Everyone has a plant friend; someone whose succulents, maidenhair ferns and fiddle-leaf fig trees seem to multiply in seconds and whose home is more Jumanji than suburban pad.
However, unless you move in some pretty exclusive circles, there’s a fair chance your plant friend hasn’t dropped a casual $800,000 on their obsession, like Australia Post has.
AusPost spent $382,604 on plants and greenery in the 2018-2019 financial year, and another $378,240 on plants in the 2019-2020 financial year, the postal service shared with Shadow Assistant Minister for Government Accountability Kimberley Kitching.
It has also spent another $64,118 in the 2020 financial year so far. For those following along at home, that’s a $824,962 outlay.

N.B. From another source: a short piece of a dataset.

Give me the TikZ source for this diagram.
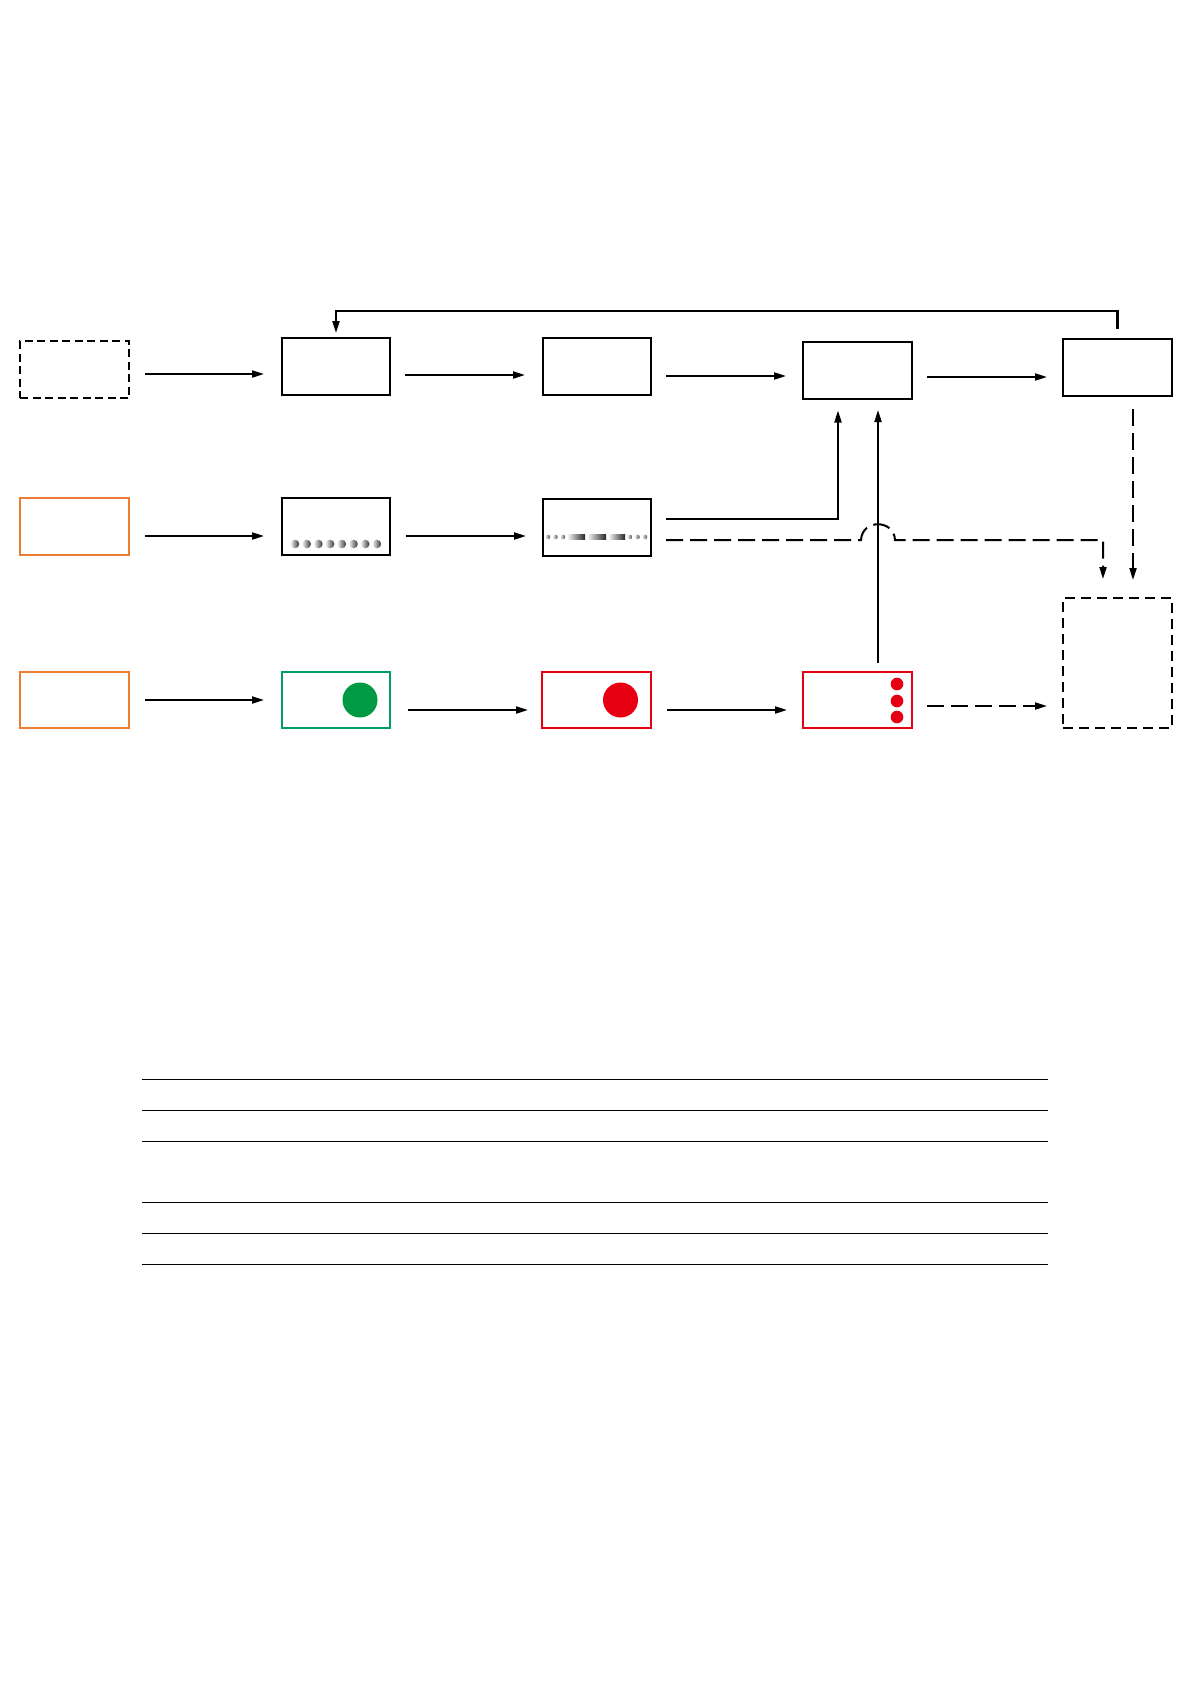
\documentclass[tikz,border=0pt]{standalone}
\usetikzlibrary{arrows.meta,calc}
\definecolor{orng}{RGB}{237,125,49}
\definecolor{grn}{RGB}{0,158,96}
\definecolor{grnfill}{RGB}{0,153,68}
\definecolor{rd}{RGB}{230,0,18}
\begin{document}
\begin{tikzpicture}[x=1pt,y=-1pt,
  box/.style={draw=black, line width=2pt, minimum width=108pt, minimum height=57pt, inner sep=0pt, outer sep=0pt},
  dbox/.style={box, dash pattern=on 8pt off 4.5pt, line width=2.3pt},
  obox/.style={box, draw=orng, line width=1.9pt},
  gbox/.style={box, draw=grn, line width=1.8pt},
  rbox/.style={box, draw=rd, line width=1.8pt},
  arr/.style={line width=2pt, -{Triangle[length=12pt,width=7pt]}},
  darr/.style={arr, dash pattern=on 17pt off 7pt},
  rule/.style={line width=1pt}
]
\useasboundingbox[fill=white] (0,0) rectangle (1191,1684);

% row 1
\node[dbox, minimum width=109pt] (A1) at (74.5,369.5) {};
\node[box] (B1) at (336,366.5) {};
\node[box] (C1) at (597,366.5) {};
\node[box, minimum width=109pt] (D1) at (857.5,370.5) {};
\node[box, minimum width=109pt] (E1) at (1117.5,367.5) {};
% row 2
\node[obox, minimum width=109pt] (A2) at (74.5,526.5) {};
\node[box] (B2) at (336,526.5) {};
\node[box] (C2) at (597,527.5) {};
% row 3
\node[obox, minimum width=109pt, minimum height=56pt] (A3) at (74.5,700) {};
\node[gbox, minimum height=56pt] (B3) at (336,700) {};
\node[rbox, minimum width=109pt, minimum height=56pt] (C3) at (596.5,700) {};
\node[rbox, minimum width=109pt, minimum height=56pt] (D3) at (857.5,700) {};
\node[box, minimum width=109pt, minimum height=130pt, dash pattern=on 10pt off 6pt] (E3) at (1117.5,663) {};

% contents
\fill[grnfill] ($(B3.center)+(24,0)$) circle (17.5);
\fill[rd] ($(C3.center)+(24,0)$) circle (17.5);
\foreach \yy in {-16,1,17} \fill[rd] ($(D3.center)+(39.5,\yy)$) circle (6.3);
\foreach \i in {0,...,7}
  \shade[left color=gray!15, right color=black!80] ({295+11.7*\i},544) circle (4.3);
\foreach \xx in {548,555.5,563,630,637.5,645}
  \shade[left color=gray!25, right color=black!70] (\xx,537) circle (2.3);
\foreach \xa/\xb in {568/585,588/606,609/625}
  \shade[left color=gray!10, right color=black!85] (\xa,534.6) rectangle (\xb,539.4);

% row 1 arrows
\draw[arr] ($(A1.east)+(16,4.5)$) -- ($(B1.west)+(-18,7.5)$);
\draw[arr] ($(B1.east)+(15,8.5)$) -- ($(C1.west)+(-18,8.5)$);
\draw[arr] ($(C1.east)+(15,9.5)$) -- ($(D1.west)+(-17,5.5)$);
\draw[arr] ($(D1.east)+(15,6.5)$) -- ($(E1.west)+(-16,9.5)$);
% row 2 arrows
\draw[arr] ($(A2.east)+(16,9.5)$) -- ($(B2.west)+(-18,9.5)$);
\draw[arr] ($(B2.east)+(16,9.5)$) -- ($(C2.west)+(-17,8.5)$);
% row 3 arrows
\draw[arr] ($(A3.east)+(16,0)$) -- ($(B3.west)+(-18,0)$);
\draw[arr] ($(B3.east)+(18,10)$) -- ($(C3.west)+(-14,10)$);
\draw[arr] ($(C3.east)+(16,10)$) -- ($(D3.west)+(-16,10)$);
\draw[darr] ($(D3.east)+(15,6)$) -- ($(E3.west)+(-16,43)$);

% feedback
\draw[arr, line width=2.2pt] ($(E1.north)+(0,-10)$) |- ($(B1.north)+(0,-27)$) -- ($(B1.north)+(0,-5)$);

% C2 -> D1
\draw[arr] ($(C2.east)+(15,-8.5)$) -| ($(D1.south)+(-19.5,11.5)$);
% D3 -> D1
\coordinate (vx) at ($(D3.north)+(20.5,-9)$);
\draw[arr] (vx) -- ($(D1.south)+(20.5,11)$);

% dashed C2 -> E3 with jump
\coordinate (ds) at ($(C2.east)+(15,12.5)$);
\coordinate (de) at ($(E3.north)+(-14.5,-19)$);
\coordinate (jmp) at (ds -| vx);
\draw[darr] (ds) -- ($(jmp)+(-17,0)$) .. controls ($(jmp)+(-16,-21)$) and ($(jmp)+(16,-21)$) .. ($(jmp)+(17,0)$) -- (de |- ds) -- (de);
% E1 -> E3
\draw[darr] ($(E1.south)+(15.5,13)$) -- ($(E3.north)+(15.5,-18)$);

% rules
\foreach \yy in {1079,1110,1141,1202,1233,1264}
  \draw[rule] (142,\yy) -- (1048,\yy);
\end{tikzpicture}
\end{document}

The plants have been shared across 25 offices across Australia from Frenchams indoor plants service.
Over the 2019-2020 and 2018-2019 financial years, that’s around $15,216.88 per office per year.
Yahoo Finance understands the plants are part of Australia Post’s sustainability commitments, with the plants required to meet a ratio to absorb CO2 and emit oxygen.
Chauffeurs, Cartier watches in spotlight
These numbers come after it was revealed that Australia Post CEO Christine Holgate had hired a $3,000-a-day “reputation management” firm and spent $300,000 on corporate credit cards and chauffeur-driven cars.
Australia Post also spent $12,000 to buy four Cartier watches for executives, it told a Senate estimates committee today.
“There were a small number of senior people who had put an inordinate amount of work in and they did receive an award from the chair, myself on behalf of the board … They got watches … They were a Cartier watch of about a value of $3000 each,” Holgate said.
She said the watches weren’t paid for using taxpayer money, but couldn’t specify which corporate card the watches were put on.
Holgate took home a $2.6 million salary in 2019 which included a $830,000 bonus. This fell to $.16 million this year after she took a voluntary 20 per cent pay cut and the Australia Post board vetoed her bonus.
Are they on the right track with the plants?
While the $800,000 sum is more than the average worker can spend on sprucing up their office space, the verdict is in: plants boost productivity, creativity and happiness.
A study published in the Journal of Experimental Psychology found that incorporating some greenery into your desk space can improve productivity by 15 per cent.
Another study of workers in Japan found that those who took just three minutes a day to gaze upon and care for a desk plant were less stressed than they were at the beginning of the trial.
Even NASA is on board: research released by the space agency in 1989 found that indoor plants boost indoor air quality, while CSIRO research has found that poor air quality could actually cost the economy as much as $12 billion a year due to the impacts on workers’ health and their environments.